# Fry update (loads of pics)



## Fish Friend (Sep 10, 2005)

Some of you might not have know that i have krib fry..this is the kribs first batch and well..there doing very well indeed! they are almost half a centimeter and are just under a month old, so heres an update of them and how they are doing...enjoy, if you have any questions about them just ask 
some of the pics are a bit dogey..i just had to upload them all


----------



## Fish Friend (Sep 10, 2005)




----------



## Guest (Oct 8, 2005)

looks great! you have some beautiful kribs!


----------



## Georgia Peach (Sep 23, 2005)

those are great! I love kribs!


----------



## dan20rhino (Oct 2, 2005)

How many Kribs have you got in that tank?


----------



## AshleytheGreat (Jul 24, 2005)

They're so cute


----------



## Fish Friend (Sep 10, 2005)

dan20rhino said:


> How many Kribs have you got in that tank?
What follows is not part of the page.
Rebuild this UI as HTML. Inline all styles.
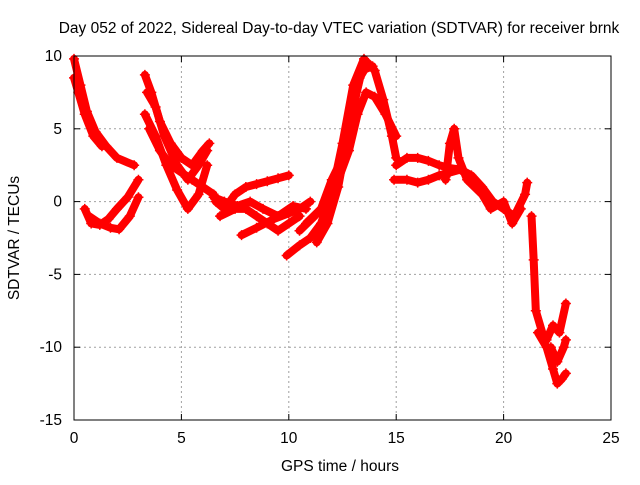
<!DOCTYPE html>
<html><head><meta charset="utf-8"><style>
body{margin:0;background:#fff}
svg text{font-family:"Liberation Sans",sans-serif;font-size:15.5px;fill:#000}
</style></head><body>
<svg id="c" width="640" height="480" xmlns="http://www.w3.org/2000/svg">
<rect width="640" height="480" fill="#fff"/>
<g id="grid"></g><g id="marks"></g><g id="axes"></g>
</svg>
<script>
const xTicks=[0,5,10,15,20,25];
const yTicks=[10,5,0,-5,-10,-15];
const titleText="Day 052 of 2022, Sidereal Day-to-day VTEC variation (SDTVAR) for receiver brnk";
const trackA=[[0,9.8],[0.3,8],[0.6,6.2],[1,4.8],[1.5,3.8],[2,3],[2.8,2.5]];
const trackA2=[[0,8.5],[0.2,7.5],[0.5,6],[0.9,4.5],[1.3,3.8]];
const trackB1=[[0.5,-0.5],[0.8,-1.5],[1.2,-1.6],[1.6,-1.2],[2,-0.5],[2.5,0.3],[3,1.5]];
const trackB2=[[0.7,-1],[1.2,-1.5],[1.7,-1.8],[2.1,-1.9],[2.6,-1],[3,0.3]];
const trackC1=[[3.3,8.7],[3.6,7.5],[4,5.5],[4.5,4],[5,3],[5.5,2.5],[6,3.5],[6.3,4]];
const trackC2=[[3.3,6],[3.8,4.5],[4.3,2.5],[4.8,0.8],[5.3,-0.5],[5.8,0.5],[6.2,2.5]];
const trackC3=[[3.5,5],[4,3.5],[4.5,2.5],[5,2],[5.5,1.5],[6,1],[6.5,0.5]];
const trackC4=[[3.4,7.5],[3.8,6.5],[4.2,4.5],[4.8,2.5],[5.3,1.5],[5.8,2.5],[6.2,3.5]];
const trackD1=[[6.6,0],[7,-0.5],[7.5,0.5],[8,1],[8.5,1.2],[9,1.4],[9.5,1.6],[10,1.8]];
const trackD2=[[6.8,-1],[7.5,-0.5],[8,-0.5],[8.5,-1],[9,-1.5],[9.5,-2],[10,-1.5],[10.5,-1]];
const trackD3=[[7.8,-2.3],[8.5,-1.8],[9.3,-1.2],[10,-0.8],[10.5,-0.5],[11,0]];
const trackD4=[[6.5,0.3],[7,0],[7.6,-0.3],[8.2,0],[8.8,-0.5],[9.5,-1],[10.2,-0.3],[10.8,-0.5]];
const trackE1=[[9.9,-3.7],[10.5,-3],[11,-2.5],[11.5,-1.5],[12,0.5],[12.5,4],[13,8],[13.5,9.8],[14,9],[14.4,7],[14.8,4.5],[15,3]];
const trackE2=[[10.5,-2],[11.2,-1],[11.8,0],[12.3,1.5],[12.8,3.5],[13.2,6],[13.6,7.5],[14,7.2],[14.5,6],[15,4.5]];
const trackE3=[[11.3,-2.8],[11.8,-1.5],[12.3,1],[12.8,5],[13.3,8.5],[13.7,9.5]];
const trackE4=[[10.8,-1.5],[11.5,-0.5],[12,1.5],[12.5,3],[13,6.5],[13.4,9],[13.9,9.3]];
const trackF1=[[14.9,1.5],[15.5,1.5],[16,1.3],[16.5,1.5],[17,1.8],[17.5,2],[18,2.2]];
const trackF2=[[15,2.5],[15.5,3],[16,3],[16.5,2.8],[17,2.5],[17.5,2.3],[18,2.2],[18.5,1.8],[19,1],[19.5,0],[20,-0.5],[20.5,-1],[21,0.5],[21.1,1.3]];
const trackF3=[[17.3,1.5],[17.5,4],[17.7,5],[17.9,3],[18.3,1.5],[19,0.5],[19.4,-0.5],[20,0],[20.4,-1.5],[20.8,-0.5]];
const trackG1=[[21.3,-1],[21.4,-4],[21.5,-7.5],[21.8,-9],[22,-9.5],[22.3,-8.5],[22.6,-9],[22.9,-7]];
const trackG2=[[21.6,-9],[22,-10],[22.3,-11.5],[22.5,-12.5],[22.7,-12.2],[22.9,-11.8]];
const trackG3=[[22.2,-10],[22.5,-11],[22.8,-10],[22.9,-9.5]];
const tracks=[trackA,trackA2,trackB1,trackB2,trackC1,trackC2,trackC3,trackC4,trackD1,trackD2,trackD3,trackD4,trackE1,trackE2,trackE3,trackE4,trackF1,trackF2,trackF3,trackG1,trackG2,trackG3];

const L=74,R=611,T=56,B=420,xMin=0,xMax=25,yMin=-15,yMax=10;
const X=t=>L+(t-xMin)/(xMax-xMin)*(R-L);
const Y=v=>B-(v-yMin)/(yMax-yMin)*(B-T);
const NS="http://www.w3.org/2000/svg";
function mk(tag,at,parent){const e=document.createElementNS(NS,tag);for(const k in at)e.setAttribute(k,at[k]);parent.appendChild(e);return e;}
const grid=document.getElementById('grid'),marks=document.getElementById('marks'),axes=document.getElementById('axes'),svg=document.getElementById('c');

xTicks.forEach(t=>{
  const x=X(t);
  if(t>xMin&&t<xMax){const g=mk('line',{x1:x,x2:x,y1:T,y2:B,stroke:'#a0a0a0','stroke-dasharray':'2,3'},grid);
  
  }
  mk('line',{x1:x,x2:x,y1:B,y2:B-6,stroke:'#000'},axes);
  mk('line',{x1:x,x2:x,y1:T,y2:T+6,stroke:'#000'},axes);
  const tx=mk('text',{x:x,y:B+23,'text-anchor':'middle'},axes);tx.textContent=t;
  
  
});
yTicks.forEach(v=>{
  const y=Y(v);
  if(v>yMin&&v<yMax){const g=mk('line',{x1:L,x2:R,y1:y,y2:y,stroke:'#a0a0a0','stroke-dasharray':'2,3'},grid);
  
  }
  mk('line',{x1:L,x2:L+6,y1:y,y2:y,stroke:'#000'},axes);
  mk('line',{x1:R,x2:R-6,y1:y,y2:y,stroke:'#000'},axes);
  const tx=mk('text',{x:L-12,y:y+5,'text-anchor':'end'},axes);tx.textContent=v;
  
  
});
const frame=mk('rect',{x:L,y:T,width:R-L,height:B-T,fill:'none',stroke:'#000'},axes);



tracks.forEach(tr=>{
  const pl=mk('polyline',{points:tr.map(p=>X(p[0])+','+Y(p[1])).join(' '),fill:'none',stroke:'#ff0000','stroke-width':8,'stroke-linejoin':'round','stroke-linecap':'round'},marks);
  
  
  tr.forEach(p=>{
    const x=X(p[0]),y=Y(p[1]);
    const m=mk('path',{d:`M${x-5},${y}H${x+5}M${x},${y-5}V${y+5}`,stroke:'#ff0000','stroke-width':1.5},marks);
    
    
  });
});

const title=mk('text',{x:339,y:33,'text-anchor':'middle'},svg);title.textContent=titleText;


const xl=mk('text',{x:340,y:471,'text-anchor':'middle'},svg);xl.textContent="GPS time / hours";


const yl=mk('text',{x:0,y:0,'text-anchor':'middle',transform:'translate(19,238) rotate(-90)'},svg);yl.textContent="SDTVAR / TECUs";


</script>
</body></html>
I only have the 2...male and female


----------



## Lara (Sep 4, 2005)

Congratulations! Your fish and fry are really lovely, your tank looks good too, Ambulia rocks!


----------



## Lydia (Feb 6, 2005)

Pretty kribs!! Did you have any problems with agression when they were breeding or now? Your tank looks very nice! Good job!


----------



## trout pout (Oct 9, 2005)

Your parent kribensis looks very healthy. The Fry look in good condition too, well done


----------



## Fish Friend (Sep 10, 2005)

thanks... lydia, they are only aggressive when fish come really near..like maybe a cm away from the fry..i would be too if they were mine!! lol


----------



## Jonno (May 22, 2005)

is that a rio 125 or 180 because its the same as one of my tanks


----------



## Fish Friend (Sep 10, 2005)

its a rio 125 matey  whats yours??


----------



## Jonno (May 22, 2005)

mine is 180 and i have 2 rekords 120 they are great tanks !


----------



## Doodles (Oct 2, 2005)

Aww Congratts! I have krib babies too. They are so cute when they start venturing out without mom and scoot back right too her. I love watching them all hung around mom. Your mama krib is so pretty.


----------



## fishfreaks (Jan 19, 2005)

Very nice shots!! What are you feeding the fry?


----------



## Fish Friend (Sep 10, 2005)

I am not feeding them, the mum just takes them and they are always feeding on the algae around the tank


----------



## joe123 (Oct 27, 2005)

*i have a big problem*

all my fish keep dying what shell i do!


----------



## joe123 (Oct 27, 2005)

fishy poo poo


----------



## Fish Friend (Sep 10, 2005)

joe123 said:


> fishy poo poo


what you talking about? :?:


----------



## Osiris (Jan 18, 2005)

Man great pics, kudos on the live plants! something i never been able to do.


----------



## Fish Friend (Sep 10, 2005)

Thanks,
Here is are pictures of the krib babys that ive had for a few months now, they are about 1 inch and quite aggressive to each other, anyone know why?????


----------



## Fish Friend (Sep 10, 2005)

Well kribs have bred again, quite annoied because i didnt want this to happen, but oh well, here are some pics of the fry now, there is quite alot atleast 50! It had ruined my plans to change the tank at xmas, i can live with it


----------



## awesome kid (Jun 10, 2005)

do you people think i could use a 35 hex to breed kribs


----------



## Fish Friend (Sep 10, 2005)

I think so, as long as you just have kribs in it like


----------